==== Given data ====

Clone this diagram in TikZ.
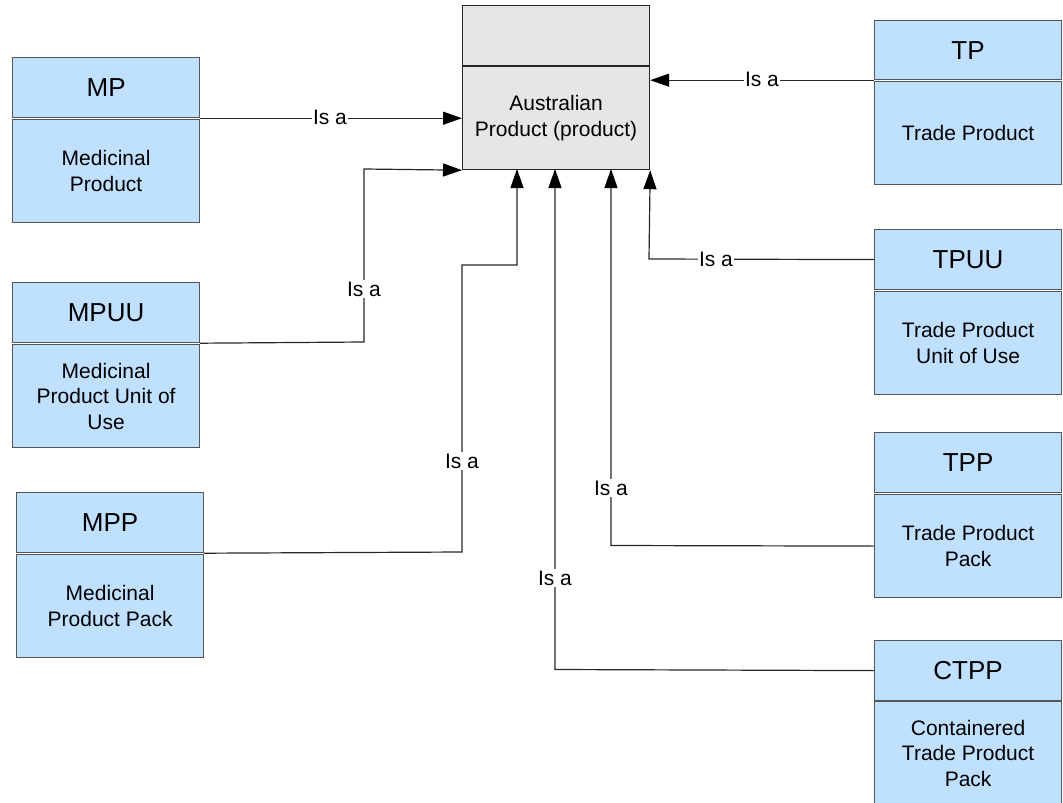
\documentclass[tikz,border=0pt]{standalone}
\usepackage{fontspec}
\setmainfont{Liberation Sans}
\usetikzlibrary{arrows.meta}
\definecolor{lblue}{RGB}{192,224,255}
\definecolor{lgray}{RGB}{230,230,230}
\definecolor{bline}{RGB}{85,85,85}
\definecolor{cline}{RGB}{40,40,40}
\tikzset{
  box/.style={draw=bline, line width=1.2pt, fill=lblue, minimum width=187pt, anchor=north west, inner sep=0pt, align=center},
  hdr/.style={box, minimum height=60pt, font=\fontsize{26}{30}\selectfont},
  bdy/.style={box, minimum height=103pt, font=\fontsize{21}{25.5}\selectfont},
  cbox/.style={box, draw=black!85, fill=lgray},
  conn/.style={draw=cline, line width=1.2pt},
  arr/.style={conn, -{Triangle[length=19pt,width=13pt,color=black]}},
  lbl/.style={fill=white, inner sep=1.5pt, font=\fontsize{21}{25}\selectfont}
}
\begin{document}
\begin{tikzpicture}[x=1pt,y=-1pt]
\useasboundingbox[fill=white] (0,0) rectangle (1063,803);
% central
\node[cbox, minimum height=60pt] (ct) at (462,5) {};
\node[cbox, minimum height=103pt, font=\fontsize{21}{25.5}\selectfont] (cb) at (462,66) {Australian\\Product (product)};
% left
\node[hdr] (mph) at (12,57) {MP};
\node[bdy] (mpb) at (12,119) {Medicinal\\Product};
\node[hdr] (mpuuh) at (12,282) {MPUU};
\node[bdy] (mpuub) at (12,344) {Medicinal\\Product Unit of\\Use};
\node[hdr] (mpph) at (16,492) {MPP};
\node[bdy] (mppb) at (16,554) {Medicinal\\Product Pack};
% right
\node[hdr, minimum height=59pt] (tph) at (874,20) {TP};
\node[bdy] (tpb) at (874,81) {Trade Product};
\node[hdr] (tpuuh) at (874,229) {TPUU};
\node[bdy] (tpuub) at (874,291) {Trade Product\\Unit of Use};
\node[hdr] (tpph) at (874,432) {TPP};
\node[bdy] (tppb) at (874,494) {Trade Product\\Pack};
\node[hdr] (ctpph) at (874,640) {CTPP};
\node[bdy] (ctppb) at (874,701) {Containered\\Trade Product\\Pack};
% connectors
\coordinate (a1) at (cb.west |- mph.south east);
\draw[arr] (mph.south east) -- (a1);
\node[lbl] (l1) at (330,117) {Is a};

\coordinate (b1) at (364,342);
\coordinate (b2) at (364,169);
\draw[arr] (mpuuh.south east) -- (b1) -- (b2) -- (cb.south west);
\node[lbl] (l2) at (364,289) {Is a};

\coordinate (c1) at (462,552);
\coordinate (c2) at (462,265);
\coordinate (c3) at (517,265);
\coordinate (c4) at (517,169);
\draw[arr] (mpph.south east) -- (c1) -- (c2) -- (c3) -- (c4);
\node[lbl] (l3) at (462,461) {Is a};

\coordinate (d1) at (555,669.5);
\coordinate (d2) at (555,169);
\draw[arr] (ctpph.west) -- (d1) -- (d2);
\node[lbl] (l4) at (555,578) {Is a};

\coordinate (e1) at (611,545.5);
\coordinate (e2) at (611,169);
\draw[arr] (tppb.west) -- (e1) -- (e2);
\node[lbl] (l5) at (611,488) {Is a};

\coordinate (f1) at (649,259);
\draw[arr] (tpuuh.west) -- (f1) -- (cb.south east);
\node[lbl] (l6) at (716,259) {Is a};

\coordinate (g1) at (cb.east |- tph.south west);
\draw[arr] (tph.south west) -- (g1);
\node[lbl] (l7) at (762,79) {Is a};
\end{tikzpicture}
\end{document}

====

Exercise aim ::
Return all of the data exactly as written, and drop the pictures.

The result ::
Clone this diagram in TikZ.
\documentclass[tikz,border=0pt]{standalone}
\usepackage{fontspec}
\setmainfont{Liberation Sans}
\usetikzlibrary{arrows.meta}
\definecolor{lblue}{RGB}{192,224,255}
\definecolor{lgray}{RGB}{230,230,230}
\definecolor{bline}{RGB}{85,85,85}
\definecolor{cline}{RGB}{40,40,40}
\tikzset{
  box/.style={draw=bline, line width=1.2pt, fill=lblue, minimum width=187pt, anchor=north west, inner sep=0pt, align=center},
  hdr/.style={box, minimum height=60pt, font=\fontsize{26}{30}\selectfont},
  bdy/.style={box, minimum height=103pt, font=\fontsize{21}{25.5}\selectfont},
  cbox/.style={box, draw=black!85, fill=lgray},
  conn/.style={draw=cline, line width=1.2pt},
  arr/.style={conn, -{Triangle[length=19pt,width=13pt,color=black]}},
  lbl/.style={fill=white, inner sep=1.5pt, font=\fontsize{21}{25}\selectfont}
}
\begin{document}
\begin{tikzpicture}[x=1pt,y=-1pt]
\useasboundingbox[fill=white] (0,0) rectangle (1063,803);
% central
\node[cbox, minimum height=60pt] (ct) at (462,5) {};
\node[cbox, minimum height=103pt, font=\fontsize{21}{25.5}\selectfont] (cb) at (462,66) {Australian\\Product (product)};
% left
\node[hdr] (mph) at (12,57) {MP};
\node[bdy] (mpb) at (12,119) {Medicinal\\Product};
\node[hdr] (mpuuh) at (12,282) {MPUU};
\node[bdy] (mpuub) at (12,344) {Medicinal\\Product Unit of\\Use};
\node[hdr] (mpph) at (16,492) {MPP};
\node[bdy] (mppb) at (16,554) {Medicinal\\Product Pack};
% right
\node[hdr, minimum height=59pt] (tph) at (874,20) {TP};
\node[bdy] (tpb) at (874,81) {Trade Product};
\node[hdr] (tpuuh) at (874,229) {TPUU};
\node[bdy] (tpuub) at (874,291) {Trade Product\\Unit of Use};
\node[hdr] (tpph) at (874,432) {TPP};
\node[bdy] (tppb) at (874,494) {Trade Product\\Pack};
\node[hdr] (ctpph) at (874,640) {CTPP};
\node[bdy] (ctppb) at (874,701) {Containered\\Trade Product\\Pack};
% connectors
\coordinate (a1) at (cb.west |- mph.south east);
\draw[arr] (mph.south east) -- (a1);
\node[lbl] (l1) at (330,117) {Is a};

\coordinate (b1) at (364,342);
\coordinate (b2) at (364,169);
\draw[arr] (mpuuh.south east) -- (b1) -- (b2) -- (cb.south west);
\node[lbl] (l2) at (364,289) {Is a};

\coordinate (c1) at (462,552);
\coordinate (c2) at (462,265);
\coordinate (c3) at (517,265);
\coordinate (c4) at (517,169);
\draw[arr] (mpph.south east) -- (c1) -- (c2) -- (c3) -- (c4);
\node[lbl] (l3) at (462,461) {Is a};

\coordinate (d1) at (555,669.5);
\coordinate (d2) at (555,169);
\draw[arr] (ctpph.west) -- (d1) -- (d2);
\node[lbl] (l4) at (555,578) {Is a};

\coordinate (e1) at (611,545.5);
\coordinate (e2) at (611,169);
\draw[arr] (tppb.west) -- (e1) -- (e2);
\node[lbl] (l5) at (611,488) {Is a};

\coordinate (f1) at (649,259);
\draw[arr] (tpuuh.west) -- (f1) -- (cb.south east);
\node[lbl] (l6) at (716,259) {Is a};

\coordinate (g1) at (cb.east |- tph.south west);
\draw[arr] (tph.south west) -- (g1);
\node[lbl] (l7) at (762,79) {Is a};
\end{tikzpicture}
\end{document}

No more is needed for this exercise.